Having empathy for those dealing with the stress of the storm
Vicki: Yeah, because sometimes, you know… OK, if it’s one thing. OK, it’s one thing. If it’s two things, it’s two things. I mean, some people lose their temper at getting stuck in traffic. But this isn’t traffic. I mean, this is your home and your insurance and your health maybe have problems. Or your school. Or your job. I mean, it’s every single thing in their whole life. And that is really hard for most people to comprehend.
You know, my Facebook feed is full of some people who’ve lost everything, and other people who are whining because somebody took their coffee at Starbucks. And it’s just a totally different level of problem.
Steven: Absolutely. We can’t judge people at all for their concerns, and context is really important. But if you think about your normal everyday stresses that get to you, this is beyond most of our imaginations. Right now, in an odd way, while it’s really in the midst of the crisis, it’s almost easier to manage. It’s when – I think the analogy I often use is – when a family member passes, there’s so much support, and you’re busy, and you almost don’t have time to think about your feelings.
And it’s really about a week or two weeks later, where it really hits. This is the kind of thing that – once the floodwaters recede, it’s going to really hit. It’s really just crucial, the connectedness and the community that’s going to help kids in particular ride this out.
Do people come out stronger?
Vicki: Yeah. Steven, you’ve given us so much to think about. Could you leave us all on an up note? Could you tell us, you know… Is there hope? Are there things, you know… Do you see people working through these and coming out stronger?
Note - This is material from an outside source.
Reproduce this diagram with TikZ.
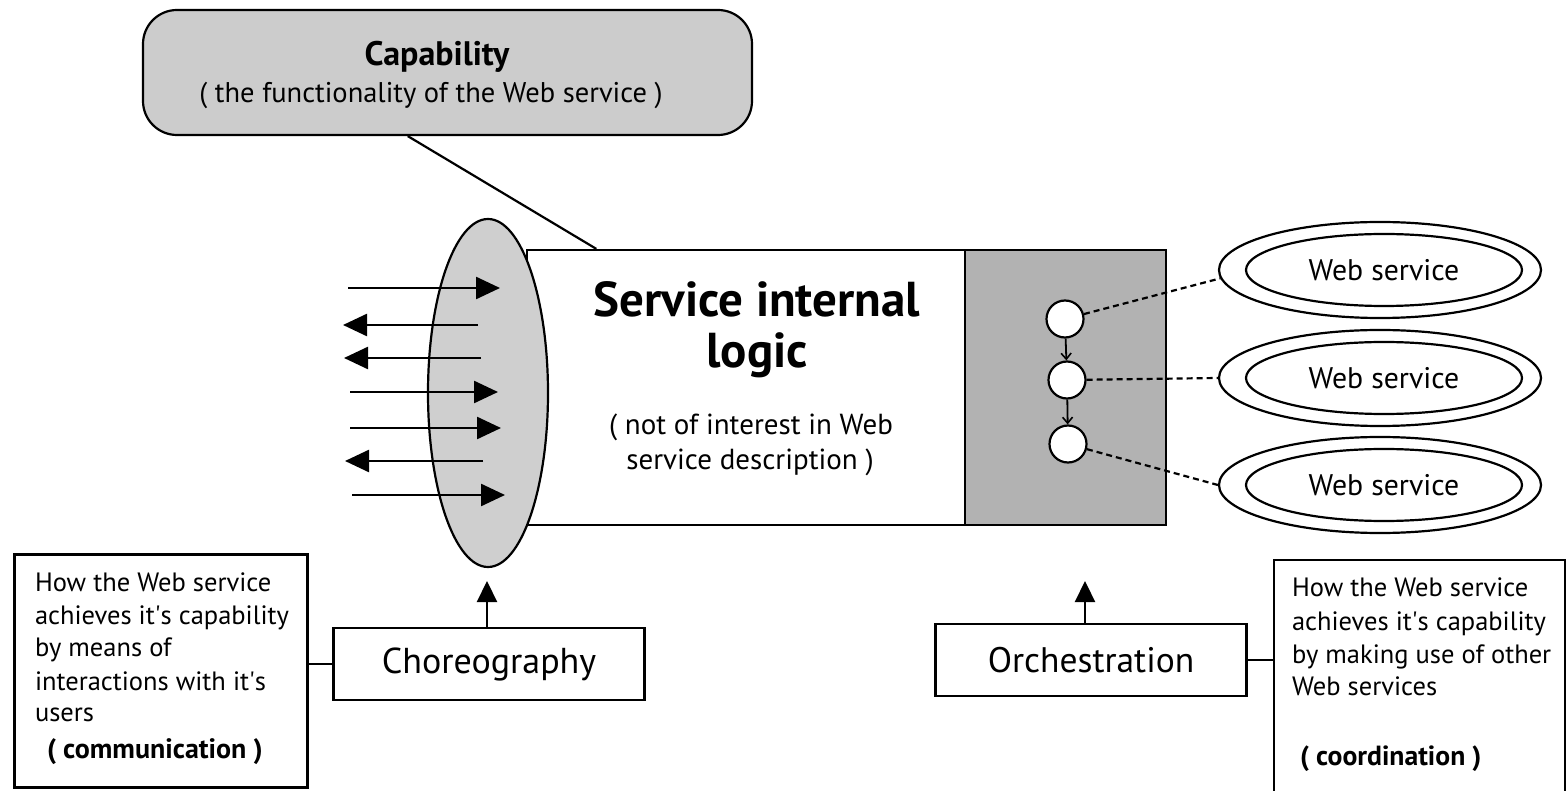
\documentclass[tikz,border=0pt]{standalone}
\usepackage{fontspec}
\setmainfont{PT Sans}
\usetikzlibrary{arrows.meta,shapes.geometric,calc}

\newcommand{\apos}{\textquotesingle}

\tikzset{
  outline/.style={draw=black,line width=2.2pt},
  txt/.style={inner sep=0pt,outer sep=0pt},
  desc/.style={txt,anchor=base west,font=\fontsize{26.5}{30}\selectfont},
  bigarrow/.style={line width=2.5pt,-{Triangle[length=24pt,width=22pt]}},
  uparrow/.style={line width=2.2pt,-{Triangle[length=21pt,width=20pt]}},
  smallarrow/.style={line width=1.8pt,-{Straight Barb[length=6pt,width=10pt,line width=1.6pt]}},
  dashlink/.style={line width=2.2pt,dash pattern=on 6pt off 4pt},
  labelbox/.style={outline,fill=white,minimum width=311pt,minimum height=72pt,inner sep=0pt},
  wsouter/.style={outline,ellipse,fill=white,minimum width=322pt,minimum height=96pt,inner sep=0pt},
  wsinner/.style={outline,ellipse,fill=white,minimum width=276pt,minimum height=72pt,inner sep=0pt,
                  font=\fontsize{29.8}{32}\selectfont},
  step circle/.style={outline,circle,fill=white,minimum size=37pt,inner sep=0pt},
}

\begin{document}
\begin{tikzpicture}[x=1pt,y=-1pt]
\useasboundingbox (0,0) rectangle (1567,791);

% capability callout
\node[outline,fill=black!20,rounded corners=34pt,minimum width=609pt,minimum height=125pt,inner sep=0pt]
  (cap) at (447.5,72.5) {};
\node[txt,anchor=base,font=\fontsize{34}{38}\selectfont\bfseries] (capT) at (437,66) {Capability};
\node[txt,anchor=base,font=\fontsize{28.5}{32}\selectfont] (capS) at (431,103) {( the functionality of the Web service )};

% service body: internal logic and orchestration part
\node[outline,fill=white,minimum width=438pt,minimum height=275pt,inner sep=0pt] (logic) at (746,387.5) {};
\node[outline,fill=black!30,minimum width=201pt,minimum height=275pt,inner sep=0pt] (orchpart) at (1065.5,387.5) {};
\draw[outline] ($(cap.south west)!0.435!(cap.south east)$) -- ($(logic.north west)!0.16!(logic.north east)$);

\node[txt,anchor=base,font=\fontsize{49}{52}\selectfont\bfseries] (title1) at (757,317) {Service internal};
\node[txt,anchor=base,font=\fontsize{49}{52}\selectfont\bfseries] (title2) at (757,368) {logic};
\node[txt,anchor=base,font=\fontsize{29}{32}\selectfont] (sub1) at (751,435) {( not of interest in Web};
\node[txt,anchor=base,font=\fontsize{29}{32}\selectfont] (sub2) at (750,470) {service description )};

% choreography interface
\node[outline,ellipse,fill=black!19,minimum width=120pt,minimum height=348pt,inner sep=0pt] (iface) at (488,393) {};
\foreach \yy/\xs/\xe [count=\k] in {288/348/500, 325/478/343, 358/481/344, 392/350/498, 428/350/501, 461/483/345, 495/352/505} {
  \coordinate (m\k s) at (\xs,\yy);
  \coordinate (m\k e) at (\xe,\yy);
  \draw[bigarrow] (m\k s) -- (m\k e);
}

% orchestration steps
\node[step circle] (c1) at (1065,319) {};
\node[step circle] (c2) at (1067,380) {};
\node[step circle] (c3) at (1068,444) {};
\draw[smallarrow] (c1) -- (c2);
\draw[smallarrow] (c2) -- (c3);

% partner web services
\foreach \yy [count=\k] in {270,378,485} {
  \node[wsouter] (ws\k o) at (1380,\yy) {};
  \node[wsinner] (ws\k) at (1384,\yy) {Web service};
}
\draw[dashlink] (c1) -- (ws1o.183);
\draw[dashlink] (c2) -- (ws2o.west);
\draw[dashlink] (c3) -- (ws3o.west);

% choreography label and description
\node[labelbox,font=\fontsize{36}{40}\selectfont] (choreo) at (489,664) {Choreography};
\coordinate (choreoTip) at (487,581);
\draw[uparrow] (choreo.north -| choreoTip) -- (choreoTip);
\node[outline,fill=white,minimum width=293pt,minimum height=233pt,inner sep=0pt] (descL) at (161,671) {};
\draw[outline] (choreo.west) -- (choreo.west -| descL.east);
\foreach \txt/\yy [count=\k] in {How the Web service/591, achieves it\apos s capability/624, by means of/656,
    interactions with it\apos s/690, users/721} {
  \node[desc] (dl\k) at (35,\yy) {\txt};
}
\node[desc,font=\fontsize{28}{32}\selectfont\bfseries] (dl6) at (47,758) {( communication )};

% orchestration label and description
\node[labelbox,font=\fontsize{35.5}{40}\selectfont] (orchestr) at (1091,660) {Orchestration};
\coordinate (orchTip) at (1085,581);
\draw[uparrow] (orchestr.north -| orchTip) -- (orchTip);
\node[outline,fill=white,minimum width=291pt,minimum height=240pt,inner sep=0pt] (descR) at (1419.5,680) {};
\draw[outline] (orchestr.east) -- (orchestr.east -| descR.west);
\foreach \txt/\yy [count=\k] in {How the Web service/596, achieves it\apos s capability/630, by making use of other/663,
    Web services/695} {
  \node[desc] (dr\k) at (1292,\yy) {\txt};
}
\node[desc,font=\fontsize{27.7}{32}\selectfont\bfseries] (dr5) at (1300,765) {( coordination )};
\end{tikzpicture}
\end{document}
Steven: Absolutely. I think the hope is… Really, what we have seen are the amazing number of people that have responded in whatever way they can, whether it’s physically, or with money or food. That is where the hope is, coming together supporting and helping people who have been impacted so strongly. And that just makes us better. That makes everybody better. One way to think about it is that this is a huge crisis. There’s so much opportunity to come together in these crisis situations.
Vicki: And that’s what we need to do. We’ll include in the Shownotes some schools that are trying to adopt schools in Houston, there are principals who are connecting. There are ways to connect. And it helps all of us to be connected and be there for each other, because – you know, it’s somebody in Houston today. It’ll be you tomorrow. It was me yesterday. I mean we were dealing with the tornadoes and the winds here in south Georgia just back in January. We still have people recovering. But when we’re there for each other, it really does give us hope, doesn’t it?
Steven: Absolutely. Community is so important. We are social beings, and it helps the victims and the survivors, and it also helps the people who are helping.
Vicki: So educators, thank you for listening to this special episode of the “Ten Minute Teacher.” Again, we decided to go longer than ten minutes because this is an important topic that we needed to discuss. I hope that it’ll be something that you can share, and really help those [in need]. And if you’re listening, and you are impacted by Harvey or any other disaster – You are important. You are cared about. There are many of us who love you very much and are praying for you. And you are not alone.
Transcribed by Kymberli Mulford
Bio as Submitted
Steven Berkowitz, M.D is a Child and Adolescent Psychiatrist and an Associate Professor of Clinical Psychiatry at the University of Pennsylvania, and the Director of the Penn Center for Youth and Family Trauma Response and Recovery, which provides evidence-based practices for traumatized youth.
In addition, he is the Medical Director of the new Integrated Care Program at the Children’s Hospital of Philadelphia, Healthy Minds Healthy Kids.